Privatization has been an even greater disaster. In principle (like communism) it should work beautifully: the profit motive should encourage efficiency and cost savings. In practice, there are two fatal flaws:

  1. The buyer and consumer of the services are not the same people. If the congressional committee or agency picks a low bidder who provides a crappy product or no product at all, they don't feel the effects, and the public doesn't even necessarily connect the dots back to that decision-maker.
  2. The contracting process is easily corrupted by campaign contributions and the revolving door. The first is self-evidently true. If someone makes a political donation, they will get special consideration. The second is a more insidious and deep-rooted. When you look at the history of businesses like Bechtel and Halliburton that have had their corporate officers like George Schultz, Cap Weinberger, and Dick Cheney go back and forth between Cabinet secretary positions and their corporate boardrooms, it's obvious they aren't taking a break to donate their services to our country--they are pursuing corporate profits by other means. Cheney's deferred compensation from Halliburton simply brings this out into the open.
Low taxes on the wealthy and corporations have been pursued since the Reagan era despite the vast majority of economists repudiating "trickle down" economics (a term right wing propagandists contort themselves to avoid while still defending the concept). What we have have lost in public services like education far outweighs the few low wage jobs that might be generated for extra caddies and cabana boys at country clubs.

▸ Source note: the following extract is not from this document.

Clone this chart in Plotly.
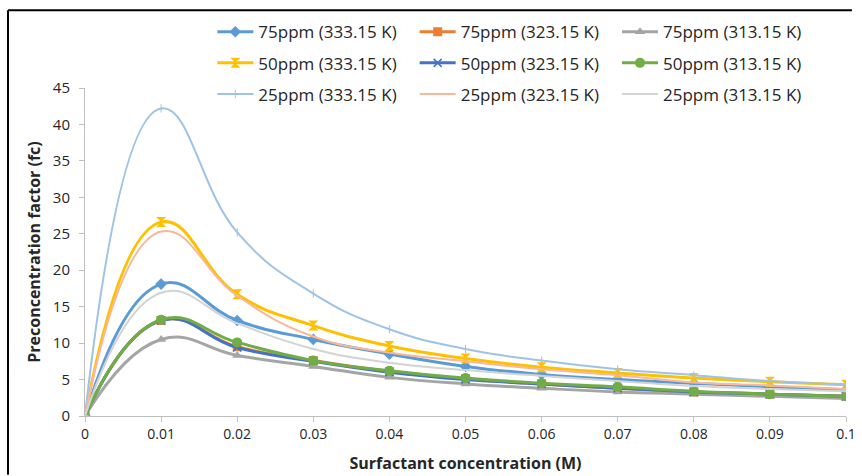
import plotly.graph_objects as go

x_vals = [0, 0.01, 0.02, 0.03, 0.04, 0.05, 0.06, 0.07, 0.08, 0.09, 0.1]
x_ticklabels = ["0", "0.01", "0.02", "0.03", "0.04", "0.05", "0.06", "0.07", "0.08", "0.09", "0.1"]
y_ticks = [0, 5, 10, 15, 20, 25, 30, 35, 40, 45]

ppm75_333 = [0, 18.1, 13.1, 10.5, 8.5, 6.8, 5.7, 5.0, 4.5, 4.0, 3.6]
ppm75_323 = [0, 13.1, 9.5, 7.6, 6.1, 5.1, 4.4, 3.8, 3.3, 3.0, 2.7]
ppm75_313 = [0, 10.5, 8.3, 6.8, 5.3, 4.4, 3.8, 3.3, 3.0, 2.7, 2.4]
ppm50_333 = [0, 26.6, 16.7, 12.4, 9.6, 7.9, 6.7, 5.9, 5.2, 4.7, 4.3]
ppm50_323 = [0, 13.1, 9.4, 7.5, 6.0, 5.0, 4.4, 3.8, 3.3, 3.0, 2.7]
ppm50_313 = [0, 13.2, 10.1, 7.6, 6.2, 5.2, 4.5, 4.0, 3.4, 3.0, 2.7]
ppm25_333 = [0, 42.2, 25.2, 16.8, 11.9, 9.2, 7.6, 6.4, 5.6, 4.8, 4.3]
ppm25_323 = [0, 25.3, 16.5, 10.9, 8.7, 7.5, 6.4, 5.6, 4.6, 4.2, 3.7]
ppm25_313 = [0, 16.9, 12.7, 9.2, 7.3, 6.3, 5.5, 4.8, 4.1, 3.7, 3.4]

series = [
    ("75ppm (333.15 K)", ppm75_333, "#5B9BD5", "diamond", 9, 3, "legend"),
    ("75ppm (323.15 K)", ppm75_323, "#ED7D31", "square", 9, 3, "legend2"),
    ("75ppm (313.15 K)", ppm75_313, "#A5A5A5", "triangle-up", 9, 3, "legend3"),
    ("50ppm (333.15 K)", ppm50_333, "#FFC000", "hourglass", 10, 3, "legend"),
    ("50ppm (323.15 K)", ppm50_323, "#4472C4", "x-thin", 8, 3, "legend2"),
    ("50ppm (313.15 K)", ppm50_313, "#70AD47", "circle", 10, 3, "legend3"),
    ("25ppm (333.15 K)", ppm25_333, "#9DC3E6", "line-ns", 6, 2, "legend"),
    ("25ppm (323.15 K)", ppm25_323, "#F8B89A", "line-ew", 5, 2, "legend2"),
    ("25ppm (313.15 K)", ppm25_313, "#D3D3D3", "line-ew", 5, 2, "legend3"),
]

fig = go.Figure()
for i, (name, vals, color, sym, msize, lw, leg) in enumerate(series):
    thin = sym in ("x-thin", "line-ns", "line-ew")
    fig.add_trace(go.Scatter(
        x=x_vals, y=vals, name=name, mode="lines+markers",
        line=dict(color=color, width=lw, shape="spline", smoothing=1.3),
        marker=dict(symbol=sym, size=msize, color=color,
                    line=dict(color=color, width=(1.5 if sym == "x-thin" else 1) if thin else 0)),
        legend=leg, legendgroup=name,
    ))

W, H = 862, 476
ml, mr, mt, mb = 85, 6, 88, 59
pw, ph = W - ml - mr, H - mt - mb

def px(xp):
    return (xp - ml) / pw

def py(yp):
    return (H - mb - yp) / ph

font_family = "Open Sans, Lato, sans-serif"
leg_common = dict(
    orientation="v", xanchor="left", yanchor="top",
    bgcolor="rgba(0,0,0,0)", font=dict(family=font_family, size=17, color="#262626"),
    tracegroupgap=6, itemwidth=36, traceorder="grouped",
)

fig.update_layout(
    width=W, height=H,
    margin=dict(l=ml, r=mr, t=mt, b=mb),
    paper_bgcolor="white", plot_bgcolor="white",
    font=dict(family=font_family, color="#262626"),
    showlegend=True,
    legend=dict(x=px(214), y=py(14), **leg_common),
    legend2=dict(x=px(419), y=py(14), **leg_common),
    legend3=dict(x=px(624), y=py(14), **leg_common),
    xaxis=dict(
        range=[0, 0.1], tickvals=x_vals, ticktext=x_ticklabels,
        showgrid=False, zeroline=False, showline=True, linecolor="#BFBFBF", linewidth=1,
        ticks="outside", ticklen=5, tickcolor="#BFBFBF", ticklabeloverflow="allow",
        tickfont=dict(family=font_family, size=14, color="#262626"),
        title=dict(text="<b>Surfactant concentration (M)</b>", standoff=16,
                   font=dict(family=font_family, size=16, color="#262626")),
    ),
    yaxis=dict(
        range=[0, 45], tickvals=y_ticks,
        showgrid=False, zeroline=False, showline=True, linecolor="#BFBFBF", linewidth=1,
        ticks="outside", ticklen=5, tickcolor="#BFBFBF", ticklabelstandoff=6,
        tickfont=dict(family=font_family, size=15, color="#262626"),
        title=dict(text="<b>Preconcentration factor (fc)</b>", standoff=8,
                   font=dict(family=font_family, size=16, color="#262626")),
    ),
    shapes=[
        dict(type="line", xref="paper", yref="paper", x0=px(7), x1=px(7), y0=py(10), y1=py(476),
             line=dict(color="black", width=2)),
        dict(type="line", xref="paper", yref="paper", x0=px(7), x1=px(862), y0=py(10), y1=py(10),
             line=dict(color="black", width=2)),
    ],
)

fig.write_html("out.html")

Their anti-union policies have been the equivalent of an Iraqi IED, blowing countless Americans out of the middle class and into the Walmart class of working poor. Their trade policies not only undermine unionization here, but in the countries at the other end, freeing their governments to be even more brutal in stopping their workers from banding together to demand a living wage, and those are the people that we will call terrorists and spend hundreds of billions to kill when they get so desperate that they come here and blow themselves and a couple of Americans up too.

In the economic realm, doing what is morally right is also practical and in the security interests of the United States. We don't have many Europeans come over here and blow stuff up because they are relatively happy with their lives. Our own political system is more stable when we have a broad middle class, as is our economy when people make enough money to buy the products they make as even nazi-loving Henry Ford realized a hundred years ago.

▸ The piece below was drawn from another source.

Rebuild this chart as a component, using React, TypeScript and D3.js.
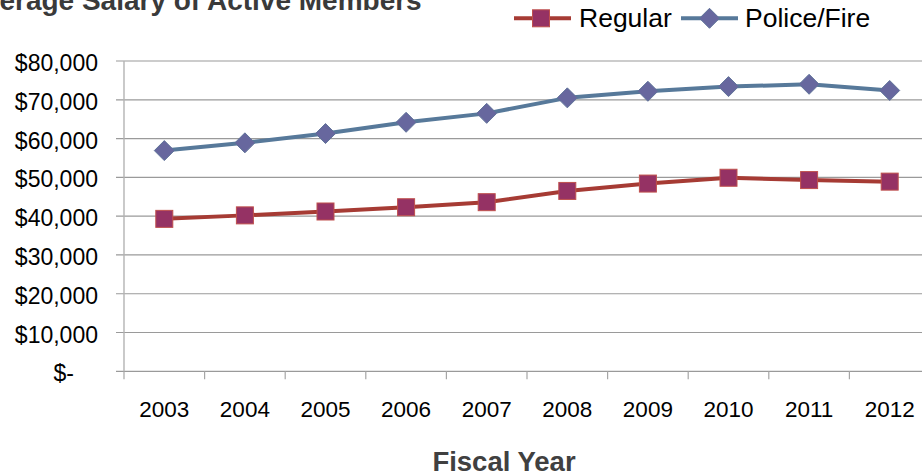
import React from "react";
import * as d3 from "d3";

// Fiscal years on the category axis
const years = ["2003", "2004", "2005", "2006", "2007", "2008", "2009", "2010", "2011", "2012"];

// Average salary of active members, by plan
const regular = [39300, 40200, 41200, 42300, 43600, 46500, 48400, 49900, 49300, 48900];
const policeFire = [56900, 58900, 61300, 64200, 66500, 70500, 72200, 73400, 74000, 72400];

// Value axis ticks and their accounting-style labels
const yTicks = [0, 10000, 20000, 30000, 40000, 50000, 60000, 70000, 80000];
const yTickLabels = ["$-", "$10,000", "$20,000", "$30,000", "$40,000", "$50,000", "$60,000", "$70,000", "$80,000"];

const W = 922;
const H = 475;
const FONT = "'Liberation Sans', Arial, Helvetica, sans-serif";

const REG_LINE = "#A63B34";
const REG_FILL = "#953264";
const REG_EDGE = "#C0504D";
const PF_LINE = "#57799A";
const PF_FILL = "#67679E";
const PF_EDGE = "#5F7399";

export default function App() {
  const x = d3.scaleBand<string>().domain(years).range([124, 930]).padding(0);
  const y = d3.scaleLinear().domain([0, 80000]).range([371.3, 61]);
  const cx = (i: number) => (x(years[i]) as number) + x.bandwidth() / 2;

  const line = d3
    .line<number>()
    .x((_, i) => cx(i))
    .y((d) => y(d));

  const sq = 17;
  const dia = 10;
  const diamond = (px: number, py: number) =>
    `M${px},${py - dia}L${px + dia},${py}L${px},${py + dia}L${px - dia},${py}Z`;

  const boundaries = years.map((yr) => x(yr) as number).concat([x.range()[1]]);

  return (
    <svg
      width={W}
      height={H}
      viewBox={`0 0 ${W} ${H}`}
      style={{ position: "absolute", left: 0, top: 0, background: "#fff" }}
      fontFamily={FONT}
    >
      {/* title, partly clipped on the left */}
      <text x={421.7} y={10} textAnchor="end" fontSize={28} fontWeight="bold" fill="#3a3a3a">
        Average Salary of Active Members
      </text>

      {/* gridlines + value labels */}
      {yTicks.map((t, i) => (
        <g key={t}>
          <line x1={116} x2={930} y1={y(t)} y2={y(t)} stroke="#9a9a9a" strokeWidth={1.2} />
          <text
            x={t === 0 ? 74 : 98}
            y={y(t) + 10}
            textAnchor="end"
            fontSize={23}
            fill="#000"
          >
            {yTickLabels[i]}
          </text>
        </g>
      ))}

      {/* value axis line */}
      <line x1={124} x2={124} y1={y(80000)} y2={y(0)} stroke="#b3b3b3" strokeWidth={1.4} />

      {/* category tick marks */}
      {boundaries.map((b, i) => (
        <line key={i} x1={b} x2={b} y1={y(0)} y2={y(0) + 8} stroke="#a6a6a6" strokeWidth={1.2} />
      ))}

      {/* category labels */}
      {years.map((yr, i) => (
        <text key={yr} x={cx(i)} y={417} textAnchor="middle" fontSize={22.5} fill="#000">
          {yr}
        </text>
      ))}

      <text x={504} y={471} textAnchor="middle" fontSize={27.5} fontWeight="bold" fill="#404040">
        Fiscal Year
      </text>

      {/* Police/Fire series */}
      <path d={line(policeFire) || ""} fill="none" stroke={PF_LINE} strokeWidth={4} strokeLinejoin="round" />
      {policeFire.map((v, i) => (
        <path key={i} d={diamond(cx(i), y(v))} fill={PF_FILL} stroke={PF_EDGE} strokeWidth={1} />
      ))}

      {/* Regular series */}
      <path d={line(regular) || ""} fill="none" stroke={REG_LINE} strokeWidth={4} strokeLinejoin="round" />
      {regular.map((v, i) => (
        <rect
          key={i}
          x={cx(i) - sq / 2}
          y={y(v) - sq / 2}
          width={sq}
          height={sq}
          fill={REG_FILL}
          stroke={REG_EDGE}
          strokeWidth={1}
        />
      ))}

      {/* legend */}
      <g>
        <line x1={514} x2={571} y1={18.3} y2={18.3} stroke={REG_LINE} strokeWidth={4} />
        <rect x={541 - sq / 2} y={18.3 - sq / 2} width={sq} height={sq} fill={REG_FILL} stroke={REG_EDGE} strokeWidth={1} />
        <text x={579} y={27} fontSize={26.5} fill="#000">
          Regular
        </text>
        <line x1={681} x2={738} y1={18.3} y2={18.3} stroke={PF_LINE} strokeWidth={4} />
        <path d={diamond(709.5, 18.3)} fill={PF_FILL} stroke={PF_EDGE} strokeWidth={1} />
        <text x={745} y={27} fontSize={26.5} fill="#000">
          Police/Fire
        </text>
      </g>
    </svg>
  );
}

The GOP economic platform benefits very, very few Americans, and you could almost list them by name and count them on your fingers and toes.

No one in Washington is saying this because this policy is bought and paid for with political donations and revolving door jobs for most Republicans and many Democrats.

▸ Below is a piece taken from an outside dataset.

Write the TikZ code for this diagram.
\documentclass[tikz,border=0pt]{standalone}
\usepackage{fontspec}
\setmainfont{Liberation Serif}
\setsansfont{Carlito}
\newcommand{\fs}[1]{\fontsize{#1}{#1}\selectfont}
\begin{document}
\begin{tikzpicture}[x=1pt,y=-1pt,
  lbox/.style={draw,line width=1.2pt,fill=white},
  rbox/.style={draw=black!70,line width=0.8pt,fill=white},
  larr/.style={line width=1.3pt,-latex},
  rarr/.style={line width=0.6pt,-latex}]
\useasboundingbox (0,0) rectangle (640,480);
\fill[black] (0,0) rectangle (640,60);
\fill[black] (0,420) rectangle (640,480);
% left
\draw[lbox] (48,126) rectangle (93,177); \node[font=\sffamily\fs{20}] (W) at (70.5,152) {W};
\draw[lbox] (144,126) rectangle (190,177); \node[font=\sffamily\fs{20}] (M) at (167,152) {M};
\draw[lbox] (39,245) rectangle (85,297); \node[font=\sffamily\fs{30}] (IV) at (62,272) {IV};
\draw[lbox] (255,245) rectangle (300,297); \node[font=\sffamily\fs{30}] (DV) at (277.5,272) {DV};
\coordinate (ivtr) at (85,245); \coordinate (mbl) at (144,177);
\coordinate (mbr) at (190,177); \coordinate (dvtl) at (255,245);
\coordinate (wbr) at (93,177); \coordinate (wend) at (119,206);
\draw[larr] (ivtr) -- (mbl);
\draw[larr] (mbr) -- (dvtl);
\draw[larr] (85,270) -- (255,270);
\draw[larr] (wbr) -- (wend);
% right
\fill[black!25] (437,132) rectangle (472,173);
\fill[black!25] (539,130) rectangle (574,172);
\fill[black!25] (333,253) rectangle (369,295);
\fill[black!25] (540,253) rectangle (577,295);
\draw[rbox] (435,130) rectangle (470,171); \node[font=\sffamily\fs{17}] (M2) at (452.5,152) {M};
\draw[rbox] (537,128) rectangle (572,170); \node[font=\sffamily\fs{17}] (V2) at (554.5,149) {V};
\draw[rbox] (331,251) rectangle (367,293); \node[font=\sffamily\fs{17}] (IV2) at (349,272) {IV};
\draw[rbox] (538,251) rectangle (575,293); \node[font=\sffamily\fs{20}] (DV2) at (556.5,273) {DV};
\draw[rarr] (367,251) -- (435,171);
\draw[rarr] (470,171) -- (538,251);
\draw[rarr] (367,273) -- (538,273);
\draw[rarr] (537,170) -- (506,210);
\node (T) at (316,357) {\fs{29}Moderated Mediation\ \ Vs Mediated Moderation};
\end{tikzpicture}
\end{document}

For most of human history, there has been one economic model: those with the most money or brute force took from everyone else and reduced them to servitude and survival level poverty. For brief time in the United States and for a bit longer with more success in Europe, we tried another model, nurturing a broad middle class, giving all a chance at education, owning a home, and participating in the democratic process.

While there was a communist threat, the corporate world and the wealthy pretended to ally themselves with the middle and working class. But now that that dragon is slain, they have turned and pointed the long knives, still hot and dripping with blood, at our hearts.